> _TASK TO CARRY OUT_
Reproduce the material word for word; the images stay out.

> _SOURCE EXCERPT_
-- start --

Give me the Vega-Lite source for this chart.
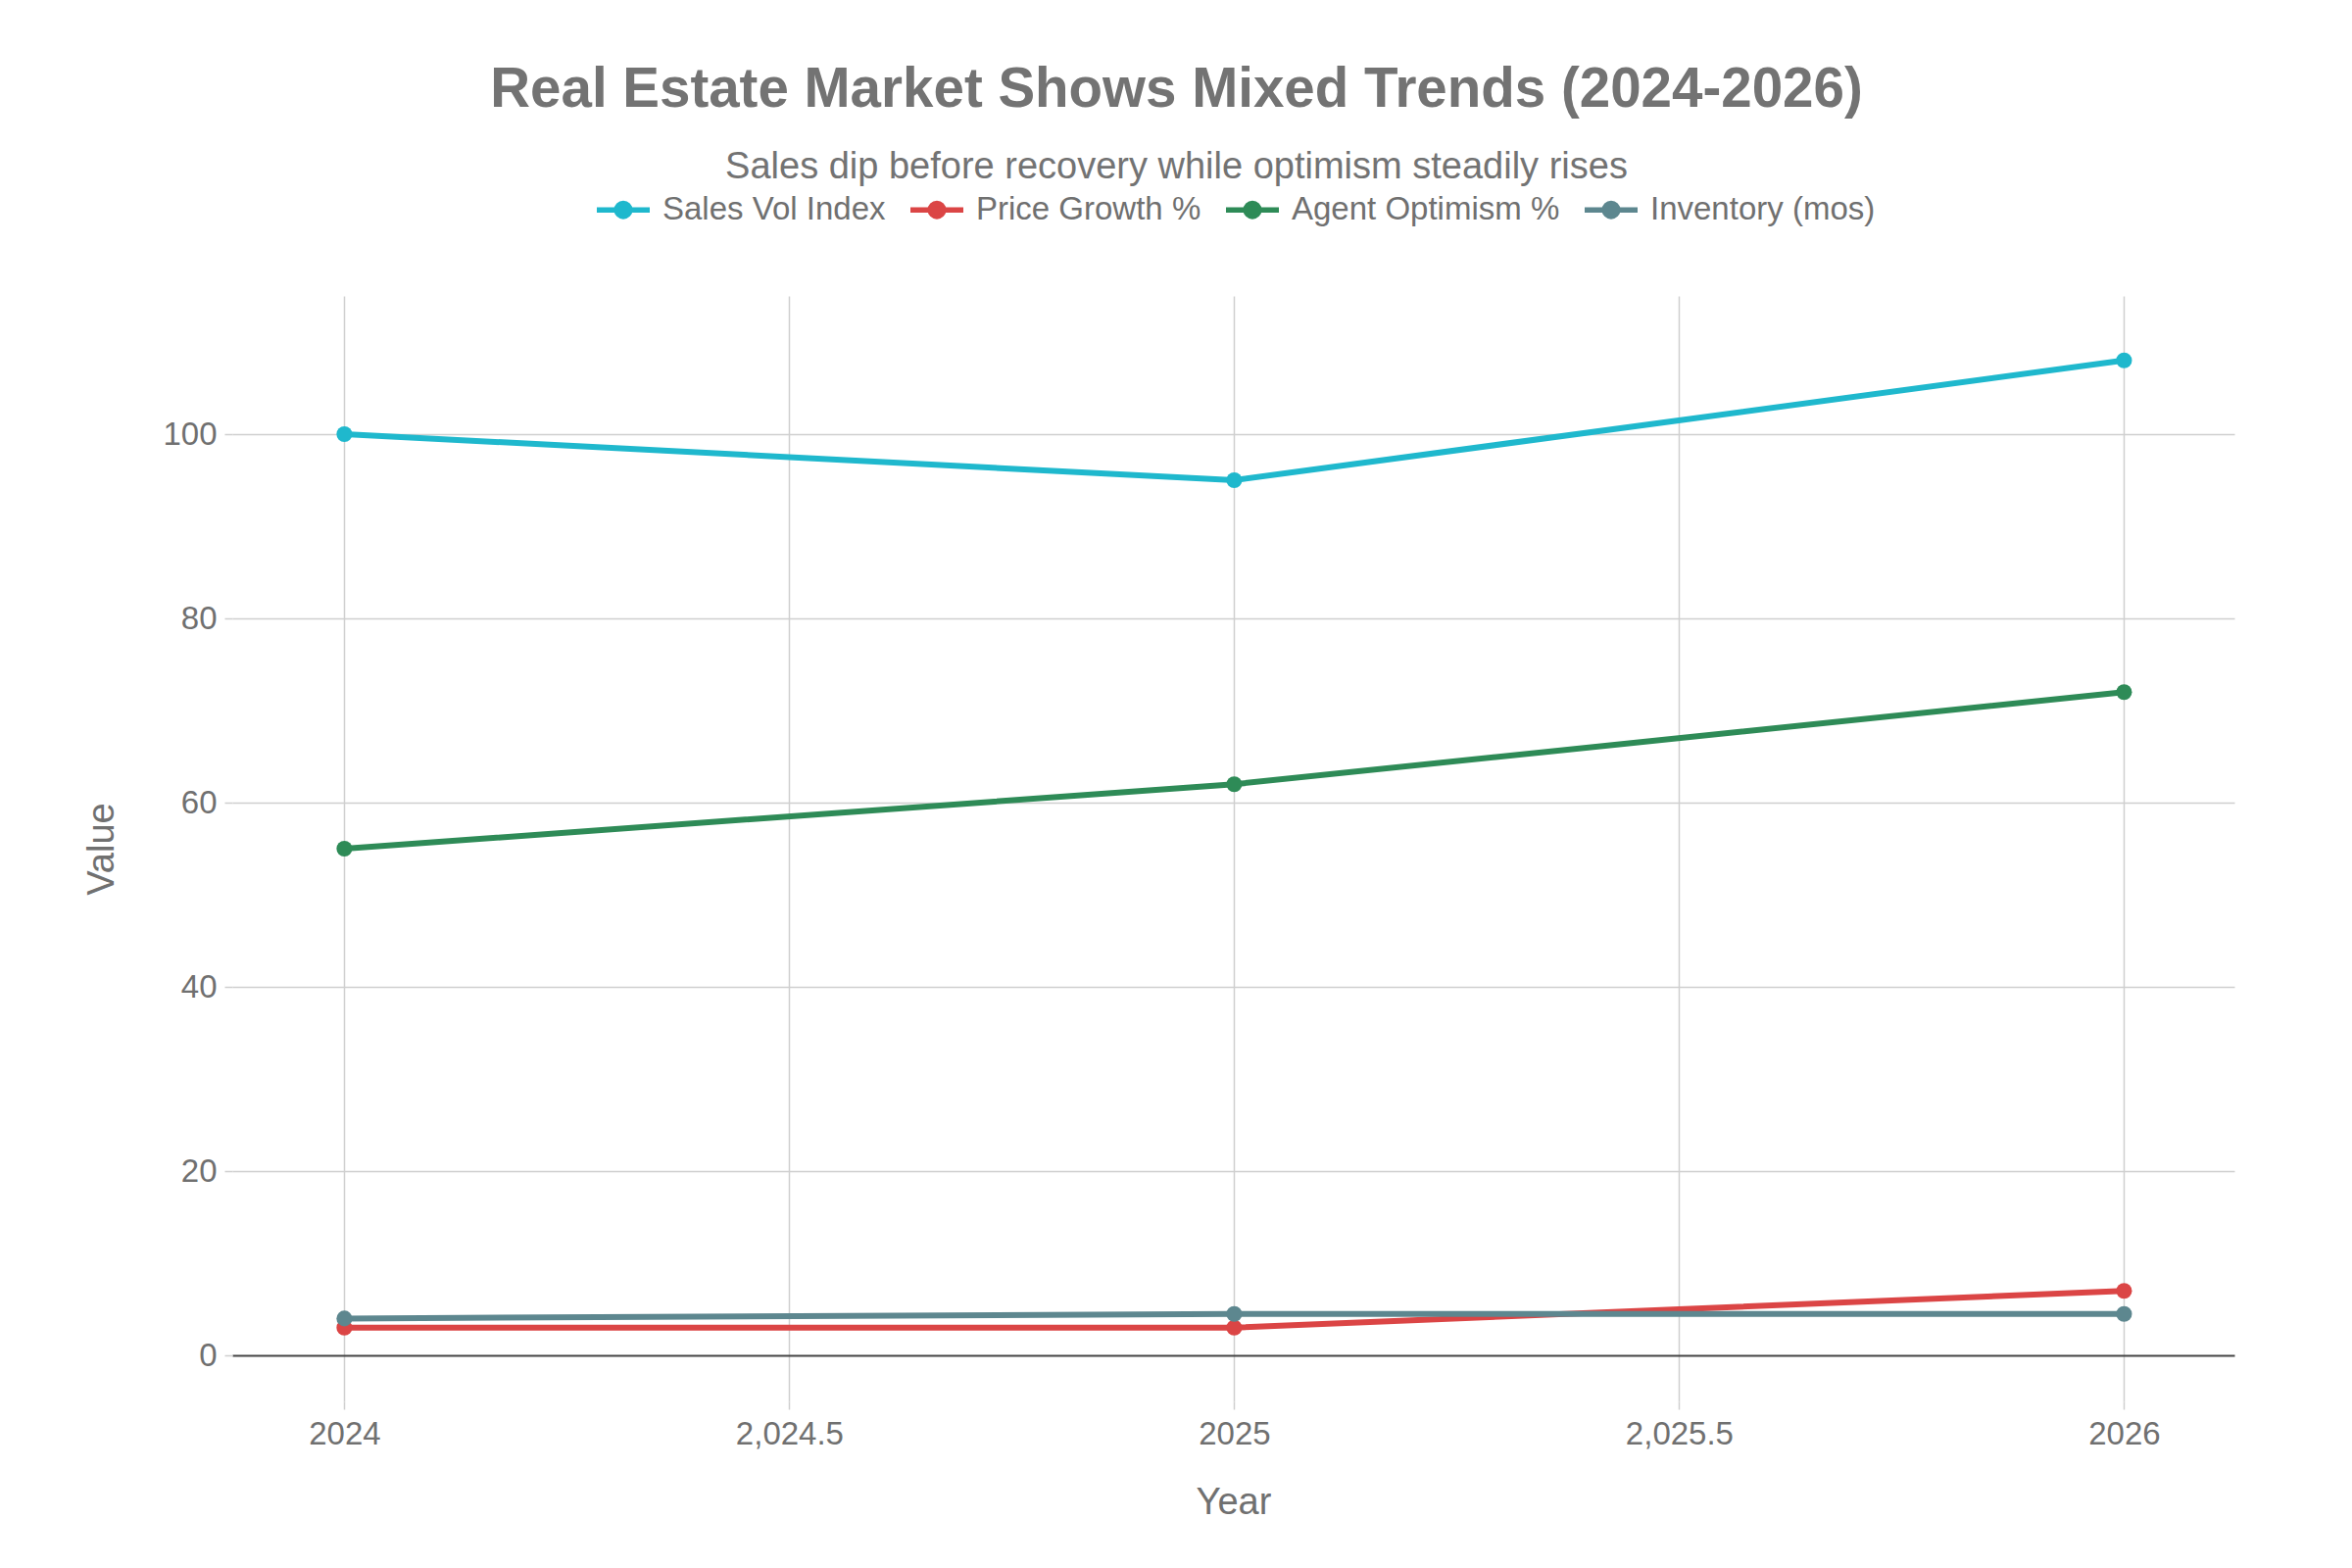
{
  "$schema": "https://vega.github.io/schema/vega-lite/v6.json",
  "width": 2043,
  "height": 1128,
  "autosize": {"type": "none"},
  "padding": {"left": 237, "top": 302, "right": 120, "bottom": 170},
  "background": "white",
  "title": {
    "text": "Real Estate Market Shows Mixed Trends (2024-2026)",
    "subtitle": "Sales dip before recovery while optimism steadily rises",
    "anchor": "middle",
    "dx": -58,
    "offset": -6,
    "font": "Liberation Sans",
    "fontSize": 56.5,
    "fontWeight": "bold",
    "color": "#737373",
    "subtitleFont": "Liberation Sans",
    "subtitleFontSize": 38,
    "subtitleColor": "#737373",
    "subtitlePadding": 32
  },
  "data": {
    "values": [
      {"year": 2024, "series": "Sales Vol Index", "value": 100},
      {"year": 2025, "series": "Sales Vol Index", "value": 95},
      {"year": 2026, "series": "Sales Vol Index", "value": 108},
      {"year": 2024, "series": "Price Growth %", "value": 3},
      {"year": 2025, "series": "Price Growth %", "value": 3},
      {"year": 2026, "series": "Price Growth %", "value": 7},
      {"year": 2024, "series": "Agent Optimism %", "value": 55},
      {"year": 2025, "series": "Agent Optimism %", "value": 62},
      {"year": 2026, "series": "Agent Optimism %", "value": 72},
      {"year": 2024, "series": "Inventory (mos)", "value": 4},
      {"year": 2025, "series": "Inventory (mos)", "value": 4.5},
      {"year": 2026, "series": "Inventory (mos)", "value": 4.5}
    ]
  },
  "mark": {"type": "line", "strokeWidth": 6, "point": {"filled": true, "size": 260, "opacity": 1}},
  "encoding": {
    "x": {
      "field": "year",
      "type": "quantitative",
      "scale": {"domain": [2023.874, 2026.124], "nice": false, "zero": false},
      "axis": {
        "values": [2024, 2024.5, 2025, 2025.5, 2026],
        "labelExpr": "datum.value % 1 === 0 ? format(datum.value, 'd') : format(datum.value, ',.1f')",
        "title": "Year",
        "labelPadding": 9,
        "titlePadding": 34
      }
    },
    "y": {
      "field": "value",
      "type": "quantitative",
      "scale": {"domain": [-5, 115], "nice": false, "zero": false},
      "axis": {
        "values": [0, 20, 40, 60, 80, 100],
        "title": "Value",
        "labelPadding": 8,
        "titlePadding": 42,
        "gridColor": {"condition": {"test": "datum.value === 0", "value": "#444444"}, "value": "#cfcfcf"},
        "gridWidth": {"condition": {"test": "datum.value === 0", "value": 2}, "value": 1.5}
      }
    },
    "color": {
      "field": "series",
      "type": "nominal",
      "scale": {
        "domain": ["Sales Vol Index", "Price Growth %", "Agent Optimism %", "Inventory (mos)"],
        "range": ["#1FB8CD", "#DB4545", "#2E8B57", "#5D878F"]
      },
      "legend": {
        "orient": "none",
        "legendX": 369,
        "legendY": -118,
        "direction": "horizontal",
        "columns": 4,
        "title": null,
        "symbolType": "M-1,0H1M-0.25,0A0.25,0.25,0,1,1,0.25,0A0.25,0.25,0,1,1,-0.25,0Z",
        "symbolSize": 2916,
        "symbolStrokeWidth": 5.5,
        "labelFont": "Liberation Sans",
        "labelFontSize": 33,
        "labelLimit": 600,
        "labelColor": "#707070",
        "columnPadding": 14,
        "labelOffset": 10,
        "encode": {
          "symbols": {
            "update": {
              "fill": {"scale": "color", "field": "value"},
              "stroke": {"scale": "color", "field": "value"},
              "opacity": {"value": 1}
            }
          }
        }
      }
    }
  },
  "config": {
    "view": {"stroke": null},
    "axis": {
      "labelFont": "Liberation Sans",
      "labelFontSize": 33,
      "labelColor": "#707070",
      "titleFont": "Liberation Sans",
      "titleFontSize": 38,
      "titleColor": "#707070",
      "titleFontWeight": "normal",
      "gridColor": "#cfcfcf",
      "gridWidth": 1.5,
      "tickColor": "#cfcfcf",
      "tickSize": 8,
      "tickWidth": 1.5,
      "domain": false
    }
  }
}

-- end --

> _TASK OUTPUT_
Give me the Vega-Lite source for this chart.
{
  "$schema": "https://vega.github.io/schema/vega-lite/v6.json",
  "width": 2043,
  "height": 1128,
  "autosize": {"type": "none"},
  "padding": {"left": 237, "top": 302, "right": 120, "bottom": 170},
  "background": "white",
  "title": {
    "text": "Real Estate Market Shows Mixed Trends (2024-2026)",
    "subtitle": "Sales dip before recovery while optimism steadily rises",
    "anchor": "middle",
    "dx": -58,
    "offset": -6,
    "font": "Liberation Sans",
    "fontSize": 56.5,
    "fontWeight": "bold",
    "color": "#737373",
    "subtitleFont": "Liberation Sans",
    "subtitleFontSize": 38,
    "subtitleColor": "#737373",
    "subtitlePadding": 32
  },
  "data": {
    "values": [
      {"year": 2024, "series": "Sales Vol Index", "value": 100},
      {"year": 2025, "series": "Sales Vol Index", "value": 95},
      {"year": 2026, "series": "Sales Vol Index", "value": 108},
      {"year": 2024, "series": "Price Growth %", "value": 3},
      {"year": 2025, "series": "Price Growth %", "value": 3},
      {"year": 2026, "series": "Price Growth %", "value": 7},
      {"year": 2024, "series": "Agent Optimism %", "value": 55},
      {"year": 2025, "series": "Agent Optimism %", "value": 62},
      {"year": 2026, "series": "Agent Optimism %", "value": 72},
      {"year": 2024, "series": "Inventory (mos)", "value": 4},
      {"year": 2025, "series": "Inventory (mos)", "value": 4.5},
      {"year": 2026, "series": "Inventory (mos)", "value": 4.5}
    ]
  },
  "mark": {"type": "line", "strokeWidth": 6, "point": {"filled": true, "size": 260, "opacity": 1}},
  "encoding": {
    "x": {
      "field": "year",
      "type": "quantitative",
      "scale": {"domain": [2023.874, 2026.124], "nice": false, "zero": false},
      "axis": {
        "values": [2024, 2024.5, 2025, 2025.5, 2026],
        "labelExpr": "datum.value % 1 === 0 ? format(datum.value, 'd') : format(datum.value, ',.1f')",
        "title": "Year",
        "labelPadding": 9,
        "titlePadding": 34
      }
    },
    "y": {
      "field": "value",
      "type": "quantitative",
      "scale": {"domain": [-5, 115], "nice": false, "zero": false},
      "axis": {
        "values": [0, 20, 40, 60, 80, 100],
        "title": "Value",
        "labelPadding": 8,
        "titlePadding": 42,
        "gridColor": {"condition": {"test": "datum.value === 0", "value": "#444444"}, "value": "#cfcfcf"},
        "gridWidth": {"condition": {"test": "datum.value === 0", "value": 2}, "value": 1.5}
      }
    },
    "color": {
      "field": "series",
      "type": "nominal",
      "scale": {
        "domain": ["Sales Vol Index", "Price Growth %", "Agent Optimism %", "Inventory (mos)"],
        "range": ["#1FB8CD", "#DB4545", "#2E8B57", "#5D878F"]
      },
      "legend": {
        "orient": "none",
        "legendX": 369,
        "legendY": -118,
        "direction": "horizontal",
        "columns": 4,
        "title": null,
        "symbolType": "M-1,0H1M-0.25,0A0.25,0.25,0,1,1,0.25,0A0.25,0.25,0,1,1,-0.25,0Z",
        "symbolSize": 2916,
        "symbolStrokeWidth": 5.5,
        "labelFont": "Liberation Sans",
        "labelFontSize": 33,
        "labelLimit": 600,
        "labelColor": "#707070",
        "columnPadding": 14,
        "labelOffset": 10,
        "encode": {
          "symbols": {
            "update": {
              "fill": {"scale": "color", "field": "value"},
              "stroke": {"scale": "color", "field": "value"},
              "opacity": {"value": 1}
            }
          }
        }
      }
    }
  },
  "config": {
    "view": {"stroke": null},
    "axis": {
      "labelFont": "Liberation Sans",
      "labelFontSize": 33,
      "labelColor": "#707070",
      "titleFont": "Liberation Sans",
      "titleFontSize": 38,
      "titleColor": "#707070",
      "titleFontWeight": "normal",
      "gridColor": "#cfcfcf",
      "gridWidth": 1.5,
      "tickColor": "#cfcfcf",
      "tickSize": 8,
      "tickWidth": 1.5,
      "domain": false
    }
  }
}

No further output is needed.